> [INSTRUCTIONS FOR THE TASK]: Extract the lines from the first one in the records below through the line containing "import seaborn as sns", keeping both ends and leaving out any pictures.

* start *

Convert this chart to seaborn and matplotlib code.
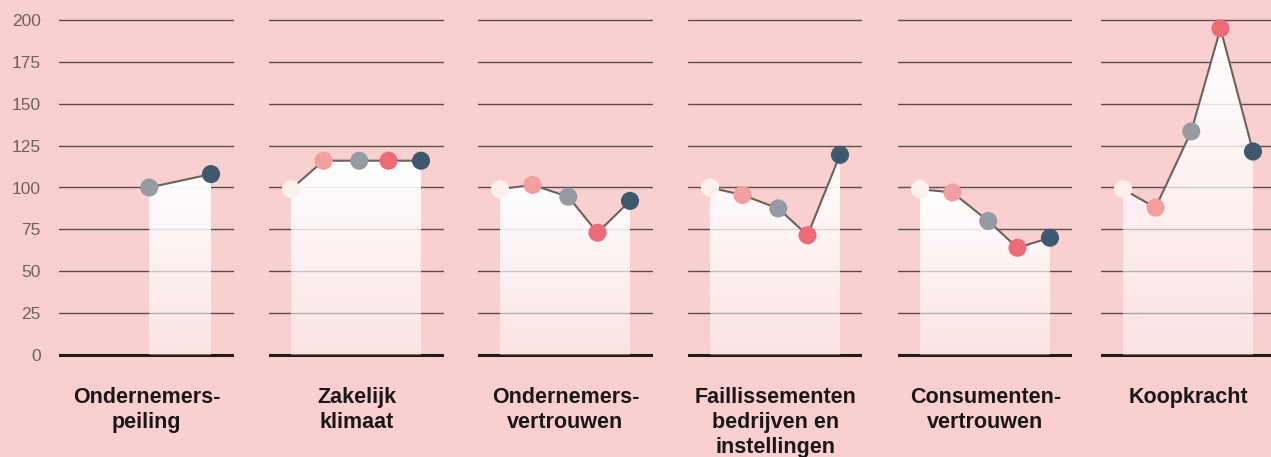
import numpy as np
import pandas as pd
import matplotlib
matplotlib.use("Agg")
import matplotlib.pyplot as plt
from matplotlib.patches import Polygon
import seaborn as sns

# ---------------- data ----------------
titles = ["Ondernemers-\npeiling", "Zakelijk\nklimaat", "Ondernemers-\nvertrouwen",
          "Faillissementen\nbedrijven en\ninstellingen", "Consumenten-\nvertrouwen", "Koopkracht"]
periods = ["p1", "p2", "p3", "p4", "p5"]
period_x = [0, 1, 2.1, 3.0, 4.0]
ondernemerspeiling = [np.nan, np.nan, 100, np.nan, 108]
zakelijk_klimaat = [99, 116, 116, 116, 116]
ondernemersvertrouwen = [99, 101.5, 94.5, 73, 92]
faillissementen = [100, 95.5, 87.5, 71.5, 119.5]
consumentenvertrouwen = [99, 97, 80, 64, 70]
koopkracht = [99, 88, 133.5, 195, 121.5]
series = [ondernemerspeiling, zakelijk_klimaat, ondernemersvertrouwen,
          faillissementen, consumentenvertrouwen, koopkracht]
yticks = [0, 25, 50, 75, 100, 125, 150, 175, 200]

# ---------------- style ----------------
BG = "#f9cfd0"
period_colors = ["#fdf0ea", "#f39e9f", "#959aa3", "#ee6a77", "#3e5870"]
palette = dict(zip(periods, period_colors))
sns.set_style("white")
plt.rcParams["font.family"] = ["Liberation Sans", "DejaVu Sans"]

W, H = 1271, 457
fig = plt.figure(figsize=(W / 100, H / 100), dpi=100, facecolor=BG)

lefts = [59, 269, 478, 688, 898, 1101]
widths = [175, 175, 175, 174, 174, 170]
px_per_x = 32.5

for i, (title, vals) in enumerate(zip(titles, series)):
    l, w = lefts[i], widths[i]
    ax = fig.add_axes([l / W, (H - 365) / H, w / W, 355 / H])
    ax.set_facecolor("none")
    for s in ax.spines.values():
        s.set_visible(False)

    df = pd.DataFrame({"x": period_x, "value": vals, "period": periods}).dropna()

    # grid lines
    for v in yticks[1:]:
        ax.axhline(v, color="#5b4d4a", lw=1.0, zorder=1)
    ax.axhline(0, color="#221a19", lw=2.2, zorder=1)

    # gradient fill under line
    xs = df["x"].to_numpy()
    ys = df["value"].to_numpy()
    ymax = ys.max()
    grad = np.linspace(0.42, 1.0, 256).reshape(-1, 1)
    img = np.ones((256, 1, 4))
    img[..., 3] = grad
    im = ax.imshow(img, extent=[xs[0], xs[-1], 0, ymax], origin="lower",
                   aspect="auto", zorder=2, interpolation="bilinear")
    verts = [(xs[0], 0)] + list(zip(xs, ys)) + [(xs[-1], 0)]
    poly = Polygon(verts, closed=True, facecolor="none", edgecolor="none")
    ax.add_patch(poly)
    im.set_clip_path(poly)

    sns.lineplot(data=df, x="x", y="value", ax=ax, color="#6d605d", lw=1.5,
                 zorder=3, estimator=None, sort=False)
    sns.scatterplot(data=df, x="x", y="value", hue="period", palette=palette,
                    hue_order=periods, s=170, linewidth=0, legend=False,
                    ax=ax, zorder=4)

    ax.set_xlim(-22 / px_per_x, (w - 22) / px_per_x)
    ax.set_ylim(-6, 206)
    ax.set_xticks([])
    ax.set_yticks(yticks)
    ax.set_xlabel("")
    ax.set_ylabel("")
    ax.tick_params(axis="y", length=0, pad=13, labelsize=12.5,
                   labelcolor="#6f625e")
    if i > 0:
        ax.set_yticklabels([])

    cx = (l + 175 / 2) / W
    fig.text(cx, 1 - 387 / H, title, ha="center", va="top", fontsize=15.5,
             fontweight="bold", color="#1b1716", linespacing=1.26)

fig.savefig("out.png", dpi=100, facecolor=BG)
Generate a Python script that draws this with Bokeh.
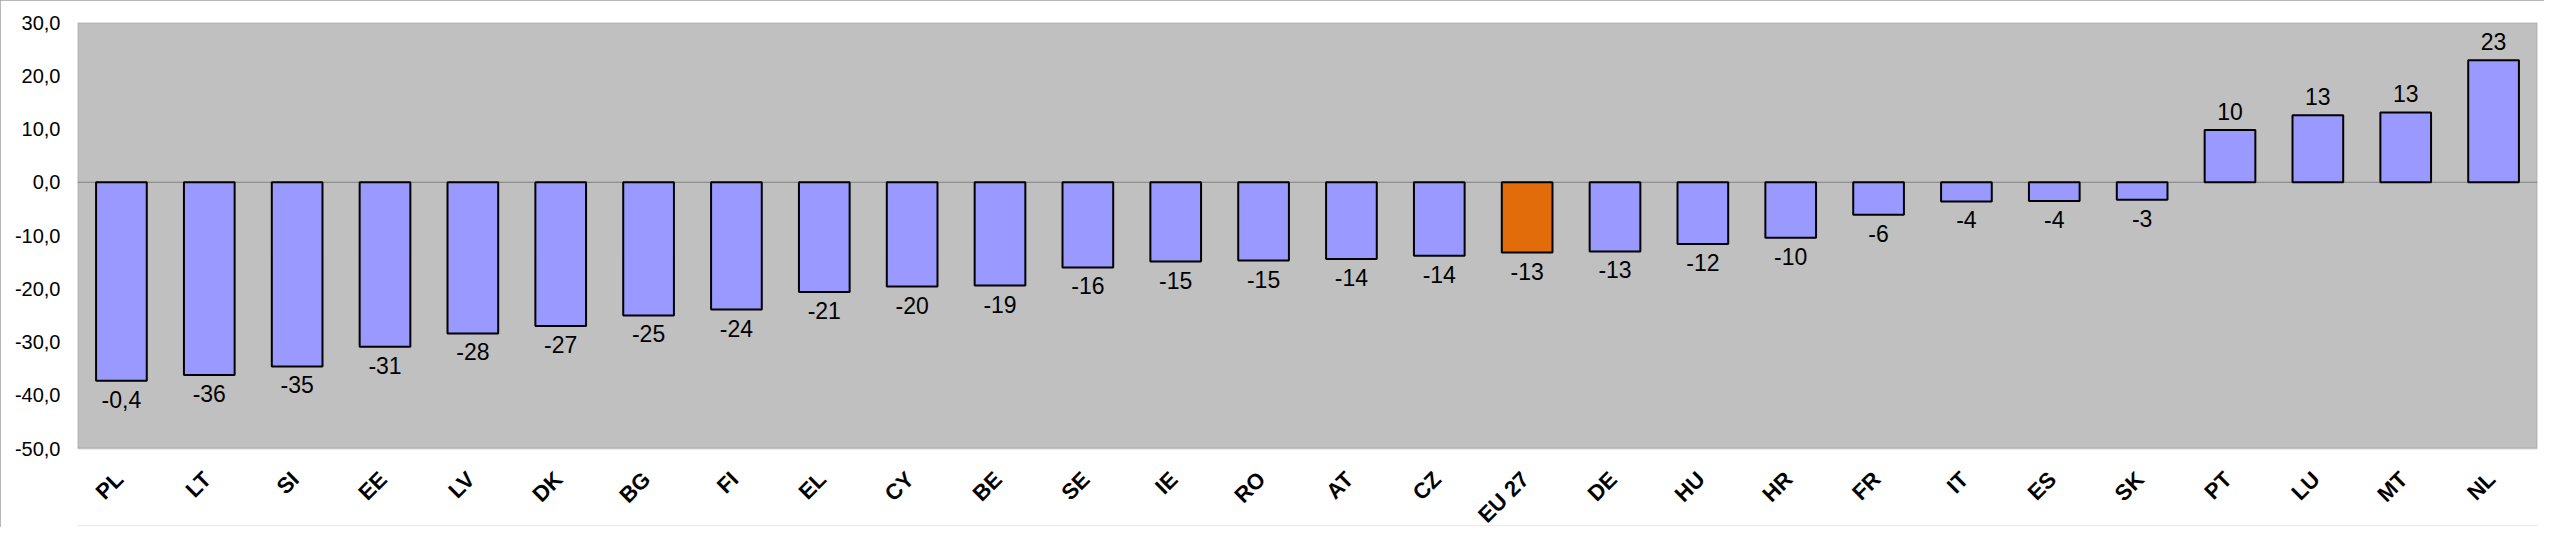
import math
from bokeh.plotting import figure
from bokeh.models import ColumnDataSource, FactorRange, Range1d, FixedTicker, Span, BoxAnnotation
from bokeh.core.properties import value
from bokeh.embed import file_html
from bokeh.resources import INLINE

categories = ["PL", "LT", "SI", "EE", "LV", "DK", "BG", "FI", "EL", "CY", "BE", "SE", "IE", "RO",
              "AT", "CZ", "EU 27", "DE", "HU", "HR", "FR", "IT", "ES", "SK", "PT", "LU", "MT", "NL"]
values = [-37.3, -36.2, -34.6, -30.9, -28.4, -27.0, -25.0, -23.9, -20.6, -19.6, -19.4, -16.0, -14.9, -14.7,
          -14.4, -13.8, -13.2, -13.0, -11.6, -10.4, -6.1, -3.6, -3.5, -3.3, 9.8, 12.6, 13.1, 22.9]
value_labels = ["-0,4", "-36", "-35", "-31", "-28", "-27", "-25", "-24", "-21", "-20", "-19", "-16", "-15", "-15",
                "-14", "-14", "-13", "-13", "-12", "-10", "-6", "-4", "-4", "-3", "10", "13", "13", "23"]
highlight = "EU 27"
y_ticks = [-50, -40, -30, -20, -10, 0, 10, 20, 30]
y_tick_labels = ["-50,0", "-40,0", "-30,0", "-20,0", "-10,0", "0,0", "10,0", "20,0", "30,0"]
Y_MIN, Y_MAX = -50, 30

FONT = "Liberation Sans"
BAR = "#9999FF"
HIGH = "#E36C0A"

# layout (pixels)
W, H = 2544, 527
TOP, LEFT, RIGHT, BOTTOM = 22, 77, 7, 2
PLOT_H = 426                      # height of the grey plotting area
FRAME_H = H - TOP - BOTTOM        # frame extends below the grey area to hold the rotated labels
units_per_px = (Y_MAX - Y_MIN) / PLOT_H
y_lo = Y_MAX - FRAME_H * units_per_px

colors = [HIGH if c == highlight else BAR for c in categories]
src = ColumnDataSource(dict(cat=categories, val=values, lab=value_labels, color=colors))
neg = ColumnDataSource(dict(cat=[c for c, v in zip(categories, values) if v < 0],
                            val=[v for v in values if v < 0],
                            lab=[l for l, v in zip(value_labels, values) if v < 0]))
pos = ColumnDataSource(dict(cat=[c for c, v in zip(categories, values) if v >= 0],
                            val=[v for v in values if v >= 0],
                            lab=[l for l, v in zip(value_labels, values) if v >= 0]))
cat_src = ColumnDataSource(dict(cat=categories, base=[Y_MIN] * len(categories)))

p = figure(width=W, height=H, x_range=FactorRange(*categories), y_range=Range1d(y_lo, Y_MAX),
           output_backend="svg", toolbar_location=None,
           min_border_left=LEFT, min_border_right=RIGHT, min_border_top=TOP, min_border_bottom=BOTTOM)
p.background_fill_color = "white"
p.border_fill_color = "white"
p.outline_line_color = None
p.xgrid.visible = False
p.ygrid.visible = False
p.styles = {"outline": "2px solid #A0A0A0", "outline-offset": "-2px"}

p.add_layout(BoxAnnotation(bottom=Y_MIN, top=Y_MAX, fill_color="#C0C0C0", fill_alpha=1.0,
                           line_color="#808080", line_width=2, level="underlay"))
p.add_layout(Span(location=0, dimension="width", line_color="#808080", line_width=1, level="underlay"))

p.vbar(x="cat", top="val", bottom=0, width=0.577, source=src, fill_color="color",
       line_color="black", line_width=2)

p.text(x="cat", y="val", text="lab", source=neg, text_align="center", text_baseline="top",
       y_offset=10, text_font=value(FONT), text_font_size="23px", text_color="black")
p.text(x="cat", y="val", text="lab", source=pos, text_align="center", text_baseline="bottom",
       y_offset=-10, text_font=value(FONT), text_font_size="23px", text_color="black")

# category labels, rotated 45 degrees below the grey area
p.text(x="cat", y="base", text="cat", source=cat_src, angle=math.pi / 4,
       text_align="right", text_baseline="middle", x_offset=-2, y_offset=27,
       text_font=value(FONT), text_font_style="bold", text_font_size="22px", text_color="black")

p.yaxis.ticker = FixedTicker(ticks=y_ticks)
p.yaxis.major_label_overrides = dict(zip(y_ticks, y_tick_labels))
p.yaxis.major_label_text_font = FONT
p.yaxis.major_label_text_font_size = "20px"
p.yaxis.major_label_text_color = "black"
p.yaxis.major_label_standoff = 17
p.yaxis.axis_line_color = None
p.yaxis.major_tick_line_color = None
p.yaxis.minor_tick_line_color = None
p.yaxis.major_tick_out = 0
p.yaxis.major_tick_in = 0

p.xaxis.visible = False

open("out.html", "w").write(file_html(p, INLINE))
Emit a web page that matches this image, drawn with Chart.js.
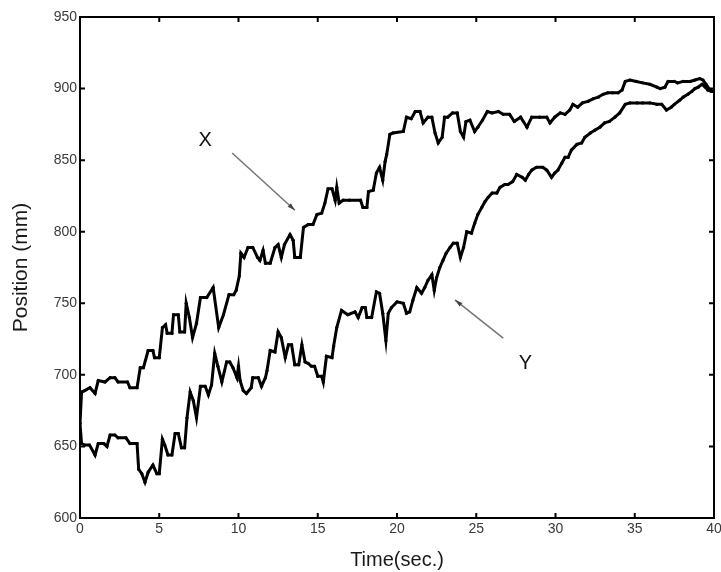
<!DOCTYPE html>
<html>
<head>
<meta charset="utf-8">
<script src="https://cdn.jsdelivr.net/npm/chart.js@4/dist/chart.umd.min.js"></script>
<style>
html,body{margin:0;padding:0;background:#fff;}
#wrap{width:721px;height:572px;position:relative;}
</style>
</head>
<body>
<div id="wrap"><canvas id="c"></canvas></div>
<script>
// X position trace: time (s) and position (mm)
const xTime = [0,0.1,0.3,0.63,0.95,1.15,1.58,1.9,2.2,2.4,3.0,3.15,3.6,3.8,4.0,4.3,4.6,4.7,5.0,5.2,5.4,5.5,5.8,5.9,6.2,6.3,6.6,6.7,6.9,7.1,7.35,7.6,8.0,8.4,8.75,9.05,9.4,9.7,9.85,10.05,10.15,10.35,10.6,10.9,11.2,11.35,11.55,11.7,12.0,12.3,12.5,12.7,12.9,13.25,13.45,13.55,13.9,14.1,14.4,14.7,14.95,15.25,15.45,15.65,15.9,16.1,16.2,16.35,16.6,17.0,17.7,17.85,18.1,18.2,18.5,18.7,18.9,19.1,19.25,19.35,19.55,19.75,20.4,20.6,20.9,21.15,21.45,21.65,21.95,22.2,22.4,22.6,22.85,23.0,23.2,23.5,23.8,24.0,24.2,24.35,24.6,24.9,25.1,25.4,25.7,26.0,26.4,26.7,27.1,27.4,27.8,28.2,28.5,29.0,29.45,29.65,29.95,30.3,30.6,30.9,31.1,31.4,31.7,32.05,32.4,32.7,33.0,33.3,33.6,33.95,34.2,34.4,34.7,35.1,35.5,35.95,36.4,36.6,36.9,37.1,37.5,37.7,38.05,38.5,38.8,39.1,39.3,39.5,39.75,40];
const xPos = [666,688,689,691,687,696,695,698,698,695,695,691,691,705,705,717,717,712,712,733,735,729,729,742,742,730,730,750,740,726,736,754,754,761,733,742,756,756,759,769,785,782,789,789,782,780,787,778,778,789,791,782,791,798,794,782,782,803,805,805,812,813,820,830,830,822,831,820,822,822,822,817,817,828,829,841,845,836,849,854,868,869,870,880,879,884,884,876,880,880,869,862,866,880,880,883,883,870,866,877,878,870,873,878,884,883,884,882,882,877,880,873,880,880,880,876,880,883,882,885,889,887,890,891,893,894,896,897,897,897,899,905,906,905,904,903,901,900,901,905,905,904,905,905,906,907,906,903,899,898];

// Y position trace: time (s) and position (mm)
const yTime = [0,0.1,0.3,0.6,0.95,1.15,1.5,1.7,1.9,2.2,2.4,2.9,3.15,3.6,3.7,3.9,4.1,4.3,4.6,4.85,5.0,5.2,5.35,5.55,5.8,6.0,6.2,6.4,6.6,6.75,6.95,7.15,7.35,7.6,7.9,8.1,8.3,8.5,8.7,8.95,9.25,9.45,9.65,9.9,10.0,10.1,10.3,10.5,10.8,10.9,11.25,11.45,11.7,11.8,12.0,12.3,12.5,12.7,12.95,13.15,13.35,13.55,13.8,14.0,14.2,14.4,14.6,14.8,15.0,15.25,15.35,15.55,15.9,16.0,16.2,16.5,16.9,17.35,17.55,17.8,18.0,18.1,18.4,18.7,18.9,19.1,19.3,19.45,19.65,20.0,20.4,20.6,20.8,21.0,21.25,21.55,21.75,21.95,22.2,22.35,22.5,22.7,22.9,23.1,23.35,23.55,23.8,24.0,24.2,24.4,24.7,24.9,25.1,25.35,25.55,25.75,26.0,26.3,26.5,26.8,27.0,27.3,27.55,27.9,28.1,28.3,28.5,28.8,29.2,29.45,29.75,29.95,30.15,30.4,30.6,30.8,31.0,31.35,31.65,31.85,32.2,32.5,32.8,33.1,33.4,33.75,34.05,34.4,34.7,35.15,35.5,35.95,36.4,36.7,37.0,37.3,37.5,37.85,38.05,38.35,38.6,38.8,39.0,39.25,39.45,39.6,39.85,40];
const yPos = [666,652,651,651,644,652,652,650,658,658,656,656,652,652,634,631,625,632,637,631,631,655,651,644,644,659,659,649,649,670,688,682,670,692,692,686,693,715,706,695,709,709,705,698,706,696,689,687,691,698,698,692,698,703,717,716,730,726,712,721,721,707,707,721,709,708,706,706,699,699,695,713,712,720,733,745,742,744,740,747,747,740,740,758,757,743,724,743,747,751,750,743,744,752,761,757,761,766,770,759,768,775,780,785,789,792,792,782,789,800,799,806,812,817,821,824,827,827,831,833,833,835,840,838,836,840,843,845,845,843,838,841,843,848,852,852,857,861,862,866,869,871,873,876,877,880,883,889,890,890,890,890,889,889,885,887,889,892,894,896,898,900,901,903,901,899,898,898];

const xTicks = [0,5,10,15,20,25,30,35,40];
const yTicks = [600,650,700,750,800,850,900,950];
const seriesNames = ['X','Y'];

const xData = xTime.map((t,i)=>({x:t,y:xPos[i]}));
const yData = yTime.map((t,i)=>({x:t,y:yPos[i]}));

const FONT = '"Liberation Sans", Arial, sans-serif';

const framePlugin = {
  id:'frame',
  afterDatasetsDraw(chart){
    const {ctx, chartArea:a, scales:{x,y}} = chart;
    ctx.save();
    ctx.strokeStyle = '#000';
    ctx.lineWidth = 2;
    ctx.strokeRect(a.left, a.top, a.right-a.left, a.bottom-a.top);
    const L = 5;
    ctx.beginPath();
    xTicks.forEach(v=>{
      const px = x.getPixelForValue(v);
      ctx.moveTo(px,a.bottom); ctx.lineTo(px,a.bottom-L);
      ctx.moveTo(px,a.top); ctx.lineTo(px,a.top+L);
    });
    yTicks.forEach(v=>{
      const py = y.getPixelForValue(v);
      ctx.moveTo(a.left,py); ctx.lineTo(a.left+L,py);
      ctx.moveTo(a.right,py); ctx.lineTo(a.right-L,py);
    });
    ctx.stroke();

    function arrow(x1,y1,x2,y2){
      const X1=x.getPixelForValue(x1),Y1=y.getPixelForValue(y1);
      const X2=x.getPixelForValue(x2),Y2=y.getPixelForValue(y2);
      ctx.strokeStyle='#777';ctx.fillStyle='#444';ctx.lineWidth=1.6;
      ctx.beginPath();ctx.moveTo(X1,Y1);ctx.lineTo(X2,Y2);ctx.stroke();
      const ang=Math.atan2(Y2-Y1,X2-X1);const h=8;
      ctx.beginPath();ctx.moveTo(X2,Y2);
      ctx.lineTo(X2-h*Math.cos(ang-0.3),Y2-h*Math.sin(ang-0.3));
      ctx.lineTo(X2-h*Math.cos(ang+0.3),Y2-h*Math.sin(ang+0.3));
      ctx.closePath();ctx.fill();
    }
    arrow(9.6,855,13.56,815);
    arrow(26.7,725.7,23.66,752.3);
    ctx.fillStyle='#111';
    ctx.font = '20px '+FONT;
    ctx.textAlign='center';ctx.textBaseline='middle';
    ctx.fillText(seriesNames[0], x.getPixelForValue(7.9), y.getPixelForValue(864));
    ctx.fillText(seriesNames[1], x.getPixelForValue(28.1), y.getPixelForValue(708));
    ctx.restore();
  }
};

new Chart(document.getElementById('c'), {
  type:'line',
  data:{datasets:[
    {label:seriesNames[0], data:xData, borderColor:'#000', backgroundColor:'#000', borderWidth:3, pointRadius:1.6, pointBorderWidth:0, tension:0},
    {label:seriesNames[1], data:yData, borderColor:'#000', backgroundColor:'#000', borderWidth:3, pointRadius:1.6, pointBorderWidth:0, tension:0}
  ]},
  options:{
    responsive:true, maintainAspectRatio:false, animation:false,
    layout:{padding:{left:0,right:7,top:17,bottom:0}},
    plugins:{legend:{display:false}, tooltip:{enabled:false}},
    scales:{
      x:{type:'linear', min:0, max:40,
        afterBuildTicks(s){s.ticks = xTicks.map(v=>({value:v}));},
        afterFit(s){s.height = 54; s.paddingLeft = 0; s.paddingRight = 0;},
        grid:{display:false, drawTicks:false}, border:{display:false},
        ticks:{color:'#3a3a3a', font:{family:FONT,size:14}, padding:3, maxRotation:0, autoSkip:false},
        title:{display:true, text:'Time(sec.)', color:'#1a1a1a', font:{family:FONT,size:20}, padding:{top:0,bottom:0}}
      },
      y:{type:'linear', min:600, max:950,
        afterBuildTicks(s){s.ticks = yTicks.map(v=>({value:v}));},
        afterFit(s){s.width = 80;},
        grid:{display:false, drawTicks:false}, border:{display:false},
        ticks:{color:'#3a3a3a', font:{family:FONT,size:14}, padding:3, autoSkip:false},
        title:{display:true, text:'Position (mm)', color:'#1a1a1a', font:{family:FONT,size:21}, padding:{top:9,bottom:0}}
      }
    }
  },
  plugins:[framePlugin]
});
</script>
</body>
</html>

* end *

> [OUTPUT OF THE TASK]:
Convert this chart to seaborn and matplotlib code.
import numpy as np
import pandas as pd
import matplotlib
matplotlib.use("Agg")
import matplotlib.pyplot as plt
from matplotlib.patches import Polygon
import seaborn as sns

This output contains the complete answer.